REQUIREMENT:
Extract only the first line of the listing and every line after it up to and including the one with "526,485,453,418,388,361,331,306,282,262];". Omit the pictures.

Records contained in a dataset:
# # # # # # #
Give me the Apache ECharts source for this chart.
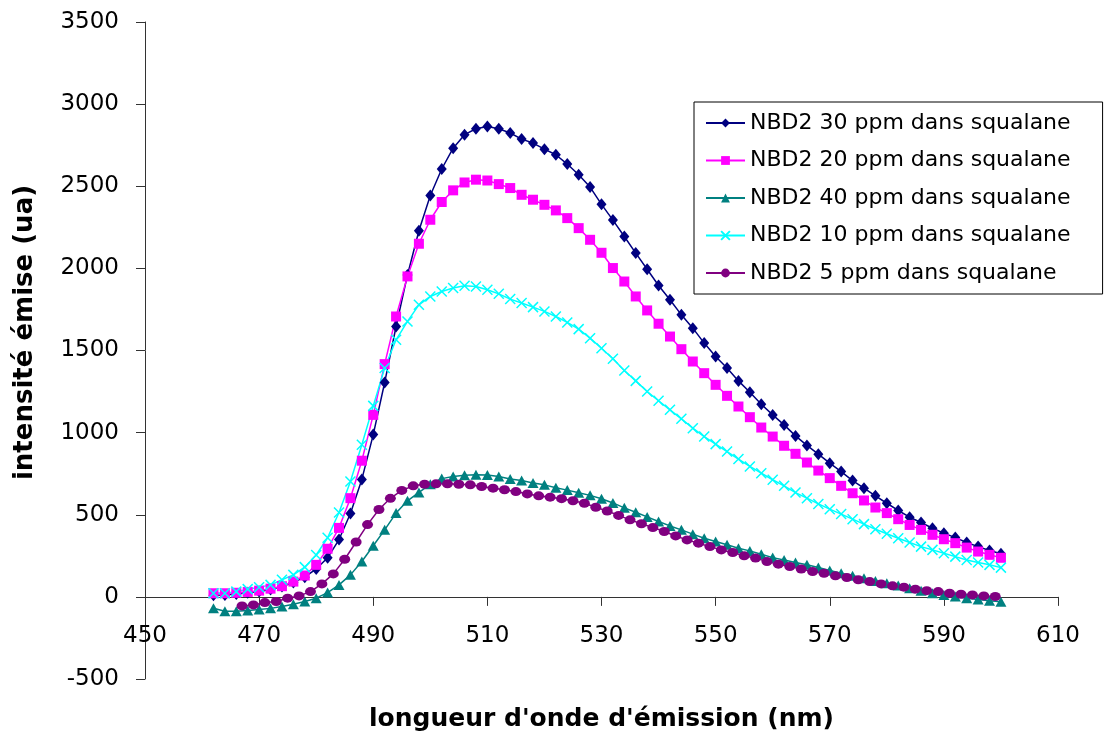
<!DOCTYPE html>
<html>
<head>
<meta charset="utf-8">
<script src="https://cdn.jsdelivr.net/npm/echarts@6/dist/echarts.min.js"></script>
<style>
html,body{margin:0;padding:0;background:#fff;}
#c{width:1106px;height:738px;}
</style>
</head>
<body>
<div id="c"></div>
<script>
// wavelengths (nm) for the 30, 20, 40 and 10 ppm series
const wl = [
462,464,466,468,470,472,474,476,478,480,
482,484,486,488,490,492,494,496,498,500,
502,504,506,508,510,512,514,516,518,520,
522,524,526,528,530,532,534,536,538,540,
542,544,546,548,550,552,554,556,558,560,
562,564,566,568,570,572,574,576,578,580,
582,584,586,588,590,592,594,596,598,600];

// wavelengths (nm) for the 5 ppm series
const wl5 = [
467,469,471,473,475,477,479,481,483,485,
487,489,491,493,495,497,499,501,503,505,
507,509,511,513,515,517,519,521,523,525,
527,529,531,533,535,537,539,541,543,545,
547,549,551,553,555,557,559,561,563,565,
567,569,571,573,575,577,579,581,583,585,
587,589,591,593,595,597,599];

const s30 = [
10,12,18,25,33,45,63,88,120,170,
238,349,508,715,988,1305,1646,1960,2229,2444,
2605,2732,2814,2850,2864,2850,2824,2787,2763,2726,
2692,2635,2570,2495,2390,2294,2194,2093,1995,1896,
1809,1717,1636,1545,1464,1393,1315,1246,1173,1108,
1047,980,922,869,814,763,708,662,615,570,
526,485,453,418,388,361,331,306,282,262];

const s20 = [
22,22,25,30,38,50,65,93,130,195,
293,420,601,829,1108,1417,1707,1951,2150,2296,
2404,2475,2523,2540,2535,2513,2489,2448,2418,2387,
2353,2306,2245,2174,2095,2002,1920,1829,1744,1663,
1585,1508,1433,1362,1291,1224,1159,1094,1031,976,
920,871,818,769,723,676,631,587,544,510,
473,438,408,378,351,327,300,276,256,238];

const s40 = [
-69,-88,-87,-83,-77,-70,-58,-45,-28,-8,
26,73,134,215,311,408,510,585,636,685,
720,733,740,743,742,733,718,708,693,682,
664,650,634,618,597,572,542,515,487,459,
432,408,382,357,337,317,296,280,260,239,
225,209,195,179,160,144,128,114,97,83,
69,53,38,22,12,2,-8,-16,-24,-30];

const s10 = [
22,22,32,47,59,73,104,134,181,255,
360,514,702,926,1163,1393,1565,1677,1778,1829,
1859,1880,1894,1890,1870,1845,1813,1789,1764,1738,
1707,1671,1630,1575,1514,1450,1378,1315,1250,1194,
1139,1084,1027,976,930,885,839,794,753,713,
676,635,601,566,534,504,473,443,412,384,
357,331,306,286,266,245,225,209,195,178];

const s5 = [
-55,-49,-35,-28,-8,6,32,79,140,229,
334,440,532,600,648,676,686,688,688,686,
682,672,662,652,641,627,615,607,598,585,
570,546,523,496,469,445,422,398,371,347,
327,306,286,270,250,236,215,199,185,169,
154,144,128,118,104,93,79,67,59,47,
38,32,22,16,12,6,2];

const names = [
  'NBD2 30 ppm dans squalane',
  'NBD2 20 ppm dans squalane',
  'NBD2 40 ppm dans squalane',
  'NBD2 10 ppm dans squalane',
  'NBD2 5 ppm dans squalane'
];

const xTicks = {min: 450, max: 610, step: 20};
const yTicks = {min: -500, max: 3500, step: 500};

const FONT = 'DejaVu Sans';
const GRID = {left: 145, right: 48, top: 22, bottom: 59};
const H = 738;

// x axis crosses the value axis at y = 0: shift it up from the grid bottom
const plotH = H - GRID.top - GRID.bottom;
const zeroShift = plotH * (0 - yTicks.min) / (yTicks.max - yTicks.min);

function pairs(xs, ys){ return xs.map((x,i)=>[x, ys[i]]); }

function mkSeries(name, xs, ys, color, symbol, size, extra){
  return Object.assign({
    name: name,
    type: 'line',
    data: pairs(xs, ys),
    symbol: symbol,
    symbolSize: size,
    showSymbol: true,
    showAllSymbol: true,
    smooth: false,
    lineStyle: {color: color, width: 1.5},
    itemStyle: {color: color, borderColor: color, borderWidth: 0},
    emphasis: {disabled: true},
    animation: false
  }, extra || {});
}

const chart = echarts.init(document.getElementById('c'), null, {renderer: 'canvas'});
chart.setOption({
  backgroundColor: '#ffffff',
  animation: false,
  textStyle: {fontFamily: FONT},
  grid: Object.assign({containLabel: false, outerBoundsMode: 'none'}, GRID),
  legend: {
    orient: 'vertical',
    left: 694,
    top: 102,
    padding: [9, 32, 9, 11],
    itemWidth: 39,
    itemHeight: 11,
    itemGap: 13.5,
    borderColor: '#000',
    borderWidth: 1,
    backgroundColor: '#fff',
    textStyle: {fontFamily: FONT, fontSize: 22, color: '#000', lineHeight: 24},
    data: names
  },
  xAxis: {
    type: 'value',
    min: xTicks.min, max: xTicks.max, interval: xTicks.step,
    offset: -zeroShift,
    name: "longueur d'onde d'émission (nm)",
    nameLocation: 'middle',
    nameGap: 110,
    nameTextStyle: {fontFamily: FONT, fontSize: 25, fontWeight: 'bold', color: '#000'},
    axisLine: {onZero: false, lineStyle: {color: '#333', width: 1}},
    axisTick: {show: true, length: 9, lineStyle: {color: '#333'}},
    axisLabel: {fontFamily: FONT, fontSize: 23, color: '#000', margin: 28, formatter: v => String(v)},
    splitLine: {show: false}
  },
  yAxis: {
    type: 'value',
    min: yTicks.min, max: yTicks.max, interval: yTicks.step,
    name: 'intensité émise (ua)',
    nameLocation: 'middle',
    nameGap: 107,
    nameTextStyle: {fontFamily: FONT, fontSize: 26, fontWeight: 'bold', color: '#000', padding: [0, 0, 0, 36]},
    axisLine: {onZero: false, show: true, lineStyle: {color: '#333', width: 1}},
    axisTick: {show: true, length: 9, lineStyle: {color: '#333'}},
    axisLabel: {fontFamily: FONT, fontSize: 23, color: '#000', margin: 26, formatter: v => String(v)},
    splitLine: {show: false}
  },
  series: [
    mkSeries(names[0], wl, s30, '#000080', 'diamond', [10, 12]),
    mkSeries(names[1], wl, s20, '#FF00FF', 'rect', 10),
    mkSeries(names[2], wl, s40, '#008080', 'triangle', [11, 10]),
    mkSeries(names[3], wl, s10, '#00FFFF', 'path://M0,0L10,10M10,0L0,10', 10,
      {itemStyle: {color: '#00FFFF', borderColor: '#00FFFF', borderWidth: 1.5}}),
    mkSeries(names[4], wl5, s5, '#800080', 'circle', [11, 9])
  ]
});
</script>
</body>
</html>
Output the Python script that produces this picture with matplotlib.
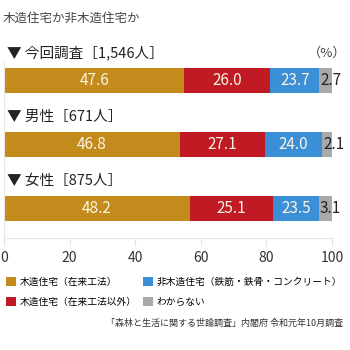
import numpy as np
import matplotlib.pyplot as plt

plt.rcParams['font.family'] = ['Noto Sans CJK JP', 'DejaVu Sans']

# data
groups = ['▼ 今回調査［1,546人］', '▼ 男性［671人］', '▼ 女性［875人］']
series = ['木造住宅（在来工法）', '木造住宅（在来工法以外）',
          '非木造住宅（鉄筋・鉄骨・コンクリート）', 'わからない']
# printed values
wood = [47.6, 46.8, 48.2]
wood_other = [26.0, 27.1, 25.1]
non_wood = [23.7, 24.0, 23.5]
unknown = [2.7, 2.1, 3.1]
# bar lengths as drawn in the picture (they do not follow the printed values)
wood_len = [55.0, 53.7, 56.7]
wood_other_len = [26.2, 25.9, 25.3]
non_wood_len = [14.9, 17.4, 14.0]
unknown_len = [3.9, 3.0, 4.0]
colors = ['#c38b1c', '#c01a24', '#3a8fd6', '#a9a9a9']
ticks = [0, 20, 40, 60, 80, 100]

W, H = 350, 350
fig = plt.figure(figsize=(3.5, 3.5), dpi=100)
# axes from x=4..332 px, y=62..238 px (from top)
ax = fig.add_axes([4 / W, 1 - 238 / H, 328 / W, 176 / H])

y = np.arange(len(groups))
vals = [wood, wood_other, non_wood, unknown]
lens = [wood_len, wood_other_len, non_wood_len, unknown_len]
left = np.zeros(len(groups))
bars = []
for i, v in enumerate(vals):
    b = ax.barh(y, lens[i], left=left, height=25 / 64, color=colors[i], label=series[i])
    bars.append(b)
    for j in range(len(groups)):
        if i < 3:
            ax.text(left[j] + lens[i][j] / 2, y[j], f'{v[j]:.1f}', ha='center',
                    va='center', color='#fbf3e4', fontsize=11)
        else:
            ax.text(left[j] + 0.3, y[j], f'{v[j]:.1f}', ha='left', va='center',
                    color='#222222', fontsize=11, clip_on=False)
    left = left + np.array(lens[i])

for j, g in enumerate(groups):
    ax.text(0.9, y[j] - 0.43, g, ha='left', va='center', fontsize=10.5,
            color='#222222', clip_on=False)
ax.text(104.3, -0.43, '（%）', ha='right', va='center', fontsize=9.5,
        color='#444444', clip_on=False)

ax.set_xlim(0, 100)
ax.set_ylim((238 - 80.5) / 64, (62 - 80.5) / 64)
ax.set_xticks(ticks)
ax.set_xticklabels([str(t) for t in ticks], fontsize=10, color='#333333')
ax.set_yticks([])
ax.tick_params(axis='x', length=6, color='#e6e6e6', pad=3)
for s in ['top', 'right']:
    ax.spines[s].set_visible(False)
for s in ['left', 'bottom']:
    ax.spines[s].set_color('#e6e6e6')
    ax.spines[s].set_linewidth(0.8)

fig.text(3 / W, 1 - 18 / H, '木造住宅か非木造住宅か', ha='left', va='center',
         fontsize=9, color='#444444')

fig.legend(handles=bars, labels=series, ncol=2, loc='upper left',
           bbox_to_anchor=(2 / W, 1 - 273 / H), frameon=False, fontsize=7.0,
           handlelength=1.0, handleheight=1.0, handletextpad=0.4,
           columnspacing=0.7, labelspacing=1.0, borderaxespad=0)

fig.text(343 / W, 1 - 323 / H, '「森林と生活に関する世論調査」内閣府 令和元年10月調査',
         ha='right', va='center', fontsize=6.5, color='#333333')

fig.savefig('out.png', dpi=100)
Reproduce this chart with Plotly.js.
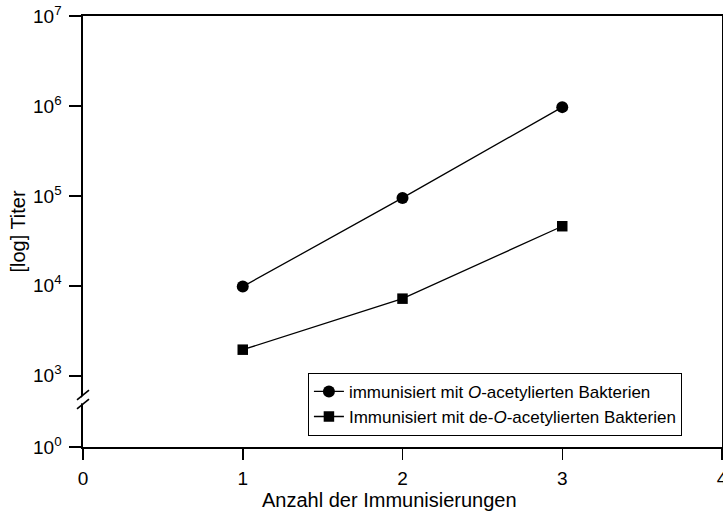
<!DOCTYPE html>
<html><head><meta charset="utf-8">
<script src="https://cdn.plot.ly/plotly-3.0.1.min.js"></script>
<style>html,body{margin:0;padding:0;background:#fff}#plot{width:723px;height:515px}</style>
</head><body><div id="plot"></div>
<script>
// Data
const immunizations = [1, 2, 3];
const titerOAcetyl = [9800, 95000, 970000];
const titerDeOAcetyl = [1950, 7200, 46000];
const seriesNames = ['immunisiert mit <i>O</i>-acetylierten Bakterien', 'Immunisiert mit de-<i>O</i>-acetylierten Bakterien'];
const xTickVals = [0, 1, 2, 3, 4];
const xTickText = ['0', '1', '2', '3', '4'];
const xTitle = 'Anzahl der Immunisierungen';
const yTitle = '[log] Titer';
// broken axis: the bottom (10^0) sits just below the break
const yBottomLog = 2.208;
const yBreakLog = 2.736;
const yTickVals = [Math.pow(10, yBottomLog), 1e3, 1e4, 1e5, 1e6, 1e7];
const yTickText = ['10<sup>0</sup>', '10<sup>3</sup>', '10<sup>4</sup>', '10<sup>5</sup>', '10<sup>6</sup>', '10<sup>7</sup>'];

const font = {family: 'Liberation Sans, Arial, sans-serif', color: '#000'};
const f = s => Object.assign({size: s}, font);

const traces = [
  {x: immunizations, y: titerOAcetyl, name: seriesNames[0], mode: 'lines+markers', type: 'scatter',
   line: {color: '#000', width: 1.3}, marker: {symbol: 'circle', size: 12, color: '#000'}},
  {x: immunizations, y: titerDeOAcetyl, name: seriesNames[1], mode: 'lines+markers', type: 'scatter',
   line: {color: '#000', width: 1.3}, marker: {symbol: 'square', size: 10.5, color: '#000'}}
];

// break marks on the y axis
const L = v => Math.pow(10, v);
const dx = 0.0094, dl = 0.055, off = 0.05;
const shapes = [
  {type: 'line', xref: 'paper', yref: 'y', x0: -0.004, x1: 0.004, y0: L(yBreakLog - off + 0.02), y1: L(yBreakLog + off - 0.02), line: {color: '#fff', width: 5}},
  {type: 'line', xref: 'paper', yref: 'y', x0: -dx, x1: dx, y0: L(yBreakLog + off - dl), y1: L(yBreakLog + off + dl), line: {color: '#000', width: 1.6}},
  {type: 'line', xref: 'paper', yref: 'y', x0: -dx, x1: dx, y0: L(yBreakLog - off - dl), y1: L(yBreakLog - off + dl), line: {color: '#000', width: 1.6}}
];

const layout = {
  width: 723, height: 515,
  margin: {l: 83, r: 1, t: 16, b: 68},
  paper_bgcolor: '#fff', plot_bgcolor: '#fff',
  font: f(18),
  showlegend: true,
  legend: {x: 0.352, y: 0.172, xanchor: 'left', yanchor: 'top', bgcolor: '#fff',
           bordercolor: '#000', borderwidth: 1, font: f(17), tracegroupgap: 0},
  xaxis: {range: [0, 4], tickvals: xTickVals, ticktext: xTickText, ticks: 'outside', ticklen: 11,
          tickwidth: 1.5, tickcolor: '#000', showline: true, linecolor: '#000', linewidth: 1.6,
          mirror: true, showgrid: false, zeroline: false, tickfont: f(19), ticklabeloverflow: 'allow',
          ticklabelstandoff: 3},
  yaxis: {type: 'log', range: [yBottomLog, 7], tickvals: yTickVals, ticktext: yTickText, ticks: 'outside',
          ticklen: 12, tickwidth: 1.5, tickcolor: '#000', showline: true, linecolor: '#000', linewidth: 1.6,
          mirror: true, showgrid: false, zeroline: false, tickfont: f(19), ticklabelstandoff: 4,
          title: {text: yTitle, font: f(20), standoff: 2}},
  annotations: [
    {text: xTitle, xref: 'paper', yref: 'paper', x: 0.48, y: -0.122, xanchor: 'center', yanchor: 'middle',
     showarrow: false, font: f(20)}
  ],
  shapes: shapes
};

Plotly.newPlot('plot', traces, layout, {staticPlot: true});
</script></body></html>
# # # # # # #
WRITTEN RESPONSE:
Give me the Apache ECharts source for this chart.
<!DOCTYPE html>
<html>
<head>
<meta charset="utf-8">
<script src="https://cdn.jsdelivr.net/npm/echarts@6/dist/echarts.min.js"></script>
<style>
html,body{margin:0;padding:0;background:#fff;}
#c{width:1106px;height:738px;}
</style>
</head>
<body>
<div id="c"></div>
<script>
// wavelengths (nm) for the 30, 20, 40 and 10 ppm series
const wl = [
462,464,466,468,470,472,474,476,478,480,
482,484,486,488,490,492,494,496,498,500,
502,504,506,508,510,512,514,516,518,520,
522,524,526,528,530,532,534,536,538,540,
542,544,546,548,550,552,554,556,558,560,
562,564,566,568,570,572,574,576,578,580,
582,584,586,588,590,592,594,596,598,600];

// wavelengths (nm) for the 5 ppm series
const wl5 = [
467,469,471,473,475,477,479,481,483,485,
487,489,491,493,495,497,499,501,503,505,
507,509,511,513,515,517,519,521,523,525,
527,529,531,533,535,537,539,541,543,545,
547,549,551,553,555,557,559,561,563,565,
567,569,571,573,575,577,579,581,583,585,
587,589,591,593,595,597,599];

const s30 = [
10,12,18,25,33,45,63,88,120,170,
238,349,508,715,988,1305,1646,1960,2229,2444,
2605,2732,2814,2850,2864,2850,2824,2787,2763,2726,
2692,2635,2570,2495,2390,2294,2194,2093,1995,1896,
1809,1717,1636,1545,1464,1393,1315,1246,1173,1108,
1047,980,922,869,814,763,708,662,615,570,
526,485,453,418,388,361,331,306,282,262];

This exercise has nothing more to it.